**Supplied information**
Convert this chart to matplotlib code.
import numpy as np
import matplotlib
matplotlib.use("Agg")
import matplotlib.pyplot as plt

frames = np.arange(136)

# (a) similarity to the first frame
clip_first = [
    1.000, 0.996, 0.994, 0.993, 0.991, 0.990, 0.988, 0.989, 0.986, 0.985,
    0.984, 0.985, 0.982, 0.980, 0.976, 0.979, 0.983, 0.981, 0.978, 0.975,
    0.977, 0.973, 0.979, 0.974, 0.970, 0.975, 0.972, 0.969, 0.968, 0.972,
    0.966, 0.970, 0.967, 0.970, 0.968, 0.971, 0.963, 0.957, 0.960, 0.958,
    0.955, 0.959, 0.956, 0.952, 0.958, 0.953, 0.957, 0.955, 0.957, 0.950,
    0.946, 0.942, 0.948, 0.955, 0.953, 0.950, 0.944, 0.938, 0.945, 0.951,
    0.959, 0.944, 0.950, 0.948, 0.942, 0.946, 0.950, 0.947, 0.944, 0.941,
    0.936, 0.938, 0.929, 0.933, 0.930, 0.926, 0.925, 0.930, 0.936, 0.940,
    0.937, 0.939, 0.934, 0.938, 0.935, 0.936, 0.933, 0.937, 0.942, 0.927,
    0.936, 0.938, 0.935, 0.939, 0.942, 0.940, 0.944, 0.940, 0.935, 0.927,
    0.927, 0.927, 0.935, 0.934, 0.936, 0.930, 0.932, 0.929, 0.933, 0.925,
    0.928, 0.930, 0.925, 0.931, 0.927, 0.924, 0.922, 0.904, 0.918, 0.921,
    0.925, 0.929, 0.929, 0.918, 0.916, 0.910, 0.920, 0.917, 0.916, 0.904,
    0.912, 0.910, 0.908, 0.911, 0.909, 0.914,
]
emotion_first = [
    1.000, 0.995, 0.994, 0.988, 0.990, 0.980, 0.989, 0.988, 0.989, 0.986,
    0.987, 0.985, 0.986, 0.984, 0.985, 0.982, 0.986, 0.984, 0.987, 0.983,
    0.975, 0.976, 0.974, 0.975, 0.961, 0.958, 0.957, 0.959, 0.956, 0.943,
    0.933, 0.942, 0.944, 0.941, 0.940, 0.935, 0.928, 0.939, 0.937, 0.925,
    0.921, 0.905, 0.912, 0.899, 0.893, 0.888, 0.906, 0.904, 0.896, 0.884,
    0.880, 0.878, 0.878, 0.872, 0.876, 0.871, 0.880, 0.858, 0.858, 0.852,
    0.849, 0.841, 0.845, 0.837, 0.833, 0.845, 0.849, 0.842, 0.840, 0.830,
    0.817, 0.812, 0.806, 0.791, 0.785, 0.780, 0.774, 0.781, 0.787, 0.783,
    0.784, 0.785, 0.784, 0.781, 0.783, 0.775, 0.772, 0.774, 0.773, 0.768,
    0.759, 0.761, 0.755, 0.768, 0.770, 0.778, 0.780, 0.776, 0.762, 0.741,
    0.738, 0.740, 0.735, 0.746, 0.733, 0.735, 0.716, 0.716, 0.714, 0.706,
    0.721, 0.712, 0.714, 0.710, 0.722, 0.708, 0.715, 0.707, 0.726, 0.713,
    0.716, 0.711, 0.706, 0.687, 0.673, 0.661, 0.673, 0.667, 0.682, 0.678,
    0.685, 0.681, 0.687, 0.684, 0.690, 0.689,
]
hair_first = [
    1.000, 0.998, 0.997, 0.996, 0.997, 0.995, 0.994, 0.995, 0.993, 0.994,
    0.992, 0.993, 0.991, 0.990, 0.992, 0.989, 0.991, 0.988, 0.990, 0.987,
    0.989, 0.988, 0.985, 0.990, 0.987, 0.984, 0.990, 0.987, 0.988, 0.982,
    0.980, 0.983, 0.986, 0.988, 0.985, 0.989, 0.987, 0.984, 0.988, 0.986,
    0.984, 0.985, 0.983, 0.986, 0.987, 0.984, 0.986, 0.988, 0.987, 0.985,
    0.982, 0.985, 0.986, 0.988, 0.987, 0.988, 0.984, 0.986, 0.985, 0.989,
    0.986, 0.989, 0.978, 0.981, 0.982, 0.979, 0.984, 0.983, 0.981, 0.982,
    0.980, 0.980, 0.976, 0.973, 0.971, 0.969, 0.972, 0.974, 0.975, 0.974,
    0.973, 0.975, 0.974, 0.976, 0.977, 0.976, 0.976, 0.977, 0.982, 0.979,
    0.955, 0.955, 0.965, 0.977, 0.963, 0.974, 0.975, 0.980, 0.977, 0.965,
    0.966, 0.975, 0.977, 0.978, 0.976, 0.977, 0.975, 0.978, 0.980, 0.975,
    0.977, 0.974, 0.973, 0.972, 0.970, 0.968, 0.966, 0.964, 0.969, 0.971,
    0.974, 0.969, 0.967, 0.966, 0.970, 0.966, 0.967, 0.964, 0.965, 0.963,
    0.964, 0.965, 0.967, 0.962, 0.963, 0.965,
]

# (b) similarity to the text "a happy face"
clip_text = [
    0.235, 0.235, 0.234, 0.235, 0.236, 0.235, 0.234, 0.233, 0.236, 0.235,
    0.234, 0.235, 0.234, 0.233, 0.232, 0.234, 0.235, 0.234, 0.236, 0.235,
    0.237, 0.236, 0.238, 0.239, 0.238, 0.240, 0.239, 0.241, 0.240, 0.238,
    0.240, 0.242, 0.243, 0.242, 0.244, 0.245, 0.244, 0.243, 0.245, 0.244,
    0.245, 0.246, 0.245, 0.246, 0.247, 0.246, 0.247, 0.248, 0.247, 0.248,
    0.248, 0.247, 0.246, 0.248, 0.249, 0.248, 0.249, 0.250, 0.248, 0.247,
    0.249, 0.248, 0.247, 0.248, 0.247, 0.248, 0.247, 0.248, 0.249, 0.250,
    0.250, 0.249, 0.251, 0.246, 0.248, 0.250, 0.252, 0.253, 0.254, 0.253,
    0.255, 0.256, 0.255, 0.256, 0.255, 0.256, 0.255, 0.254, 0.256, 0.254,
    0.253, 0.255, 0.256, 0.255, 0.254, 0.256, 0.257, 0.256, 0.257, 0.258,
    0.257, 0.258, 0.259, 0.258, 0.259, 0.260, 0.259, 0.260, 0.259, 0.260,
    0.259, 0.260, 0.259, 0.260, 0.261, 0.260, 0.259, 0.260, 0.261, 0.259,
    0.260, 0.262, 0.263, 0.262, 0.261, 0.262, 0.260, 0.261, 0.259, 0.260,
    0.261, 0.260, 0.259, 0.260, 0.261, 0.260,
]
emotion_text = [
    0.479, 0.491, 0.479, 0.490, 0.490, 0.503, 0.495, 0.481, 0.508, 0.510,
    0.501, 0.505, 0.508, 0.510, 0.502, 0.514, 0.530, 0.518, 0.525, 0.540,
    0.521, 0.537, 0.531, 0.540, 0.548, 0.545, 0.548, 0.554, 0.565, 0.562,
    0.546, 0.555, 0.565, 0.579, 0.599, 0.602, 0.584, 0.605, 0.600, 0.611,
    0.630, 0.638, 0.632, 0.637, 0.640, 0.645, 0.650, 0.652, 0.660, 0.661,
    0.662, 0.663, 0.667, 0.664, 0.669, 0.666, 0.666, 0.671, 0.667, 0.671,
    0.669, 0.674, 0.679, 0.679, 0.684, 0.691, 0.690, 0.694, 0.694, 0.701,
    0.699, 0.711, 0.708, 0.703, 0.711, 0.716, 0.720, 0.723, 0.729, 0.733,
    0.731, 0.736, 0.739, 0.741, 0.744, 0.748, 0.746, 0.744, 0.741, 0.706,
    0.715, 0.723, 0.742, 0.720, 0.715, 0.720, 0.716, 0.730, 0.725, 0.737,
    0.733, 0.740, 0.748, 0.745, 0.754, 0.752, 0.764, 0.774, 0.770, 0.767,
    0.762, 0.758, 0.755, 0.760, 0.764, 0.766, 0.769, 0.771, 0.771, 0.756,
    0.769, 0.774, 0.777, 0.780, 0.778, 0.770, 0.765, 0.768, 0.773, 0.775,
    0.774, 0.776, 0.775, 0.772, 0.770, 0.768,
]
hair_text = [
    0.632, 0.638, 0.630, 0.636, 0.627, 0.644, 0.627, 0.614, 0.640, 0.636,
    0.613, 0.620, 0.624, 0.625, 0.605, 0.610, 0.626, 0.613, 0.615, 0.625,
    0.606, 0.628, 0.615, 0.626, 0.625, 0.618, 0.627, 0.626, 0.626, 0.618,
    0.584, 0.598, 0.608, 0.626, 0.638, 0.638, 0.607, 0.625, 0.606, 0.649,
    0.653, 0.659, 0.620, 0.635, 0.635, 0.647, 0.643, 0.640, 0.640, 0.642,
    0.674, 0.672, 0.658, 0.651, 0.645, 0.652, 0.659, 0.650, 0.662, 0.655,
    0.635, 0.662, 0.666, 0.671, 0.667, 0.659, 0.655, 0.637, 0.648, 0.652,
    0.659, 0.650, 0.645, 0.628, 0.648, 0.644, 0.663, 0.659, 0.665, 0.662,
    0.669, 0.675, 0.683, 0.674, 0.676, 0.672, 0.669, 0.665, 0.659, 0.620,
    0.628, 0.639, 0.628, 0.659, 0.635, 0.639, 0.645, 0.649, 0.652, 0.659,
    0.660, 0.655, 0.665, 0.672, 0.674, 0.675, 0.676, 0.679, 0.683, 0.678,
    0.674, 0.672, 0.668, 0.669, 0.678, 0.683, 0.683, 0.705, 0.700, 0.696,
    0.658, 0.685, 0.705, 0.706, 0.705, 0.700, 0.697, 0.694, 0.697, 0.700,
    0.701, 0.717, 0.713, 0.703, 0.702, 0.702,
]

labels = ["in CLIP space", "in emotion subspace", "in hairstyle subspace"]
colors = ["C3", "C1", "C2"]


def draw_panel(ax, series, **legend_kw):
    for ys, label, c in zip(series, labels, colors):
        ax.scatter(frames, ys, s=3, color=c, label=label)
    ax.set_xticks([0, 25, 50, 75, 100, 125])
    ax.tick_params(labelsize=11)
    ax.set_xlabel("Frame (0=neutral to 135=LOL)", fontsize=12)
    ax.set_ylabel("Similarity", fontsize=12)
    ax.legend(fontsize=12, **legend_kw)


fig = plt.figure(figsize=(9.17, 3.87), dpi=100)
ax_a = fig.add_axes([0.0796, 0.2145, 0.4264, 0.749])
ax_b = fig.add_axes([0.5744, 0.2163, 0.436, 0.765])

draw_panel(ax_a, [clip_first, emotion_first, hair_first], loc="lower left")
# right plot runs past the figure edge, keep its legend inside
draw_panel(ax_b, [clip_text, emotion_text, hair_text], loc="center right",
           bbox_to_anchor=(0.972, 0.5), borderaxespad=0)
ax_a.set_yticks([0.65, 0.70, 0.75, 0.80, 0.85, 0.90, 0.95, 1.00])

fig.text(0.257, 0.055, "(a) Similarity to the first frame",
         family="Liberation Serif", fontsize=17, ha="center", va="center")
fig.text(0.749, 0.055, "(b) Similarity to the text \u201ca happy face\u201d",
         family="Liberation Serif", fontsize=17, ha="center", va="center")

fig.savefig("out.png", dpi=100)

**Short problem**
Reproduce exactly, please, only the lines from the start of the data above to the line that contains "frames = np.arange(136)", with both ends kept.

**Correct answer**
Convert this chart to matplotlib code.
import numpy as np
import matplotlib
matplotlib.use("Agg")
import matplotlib.pyplot as plt

frames = np.arange(136)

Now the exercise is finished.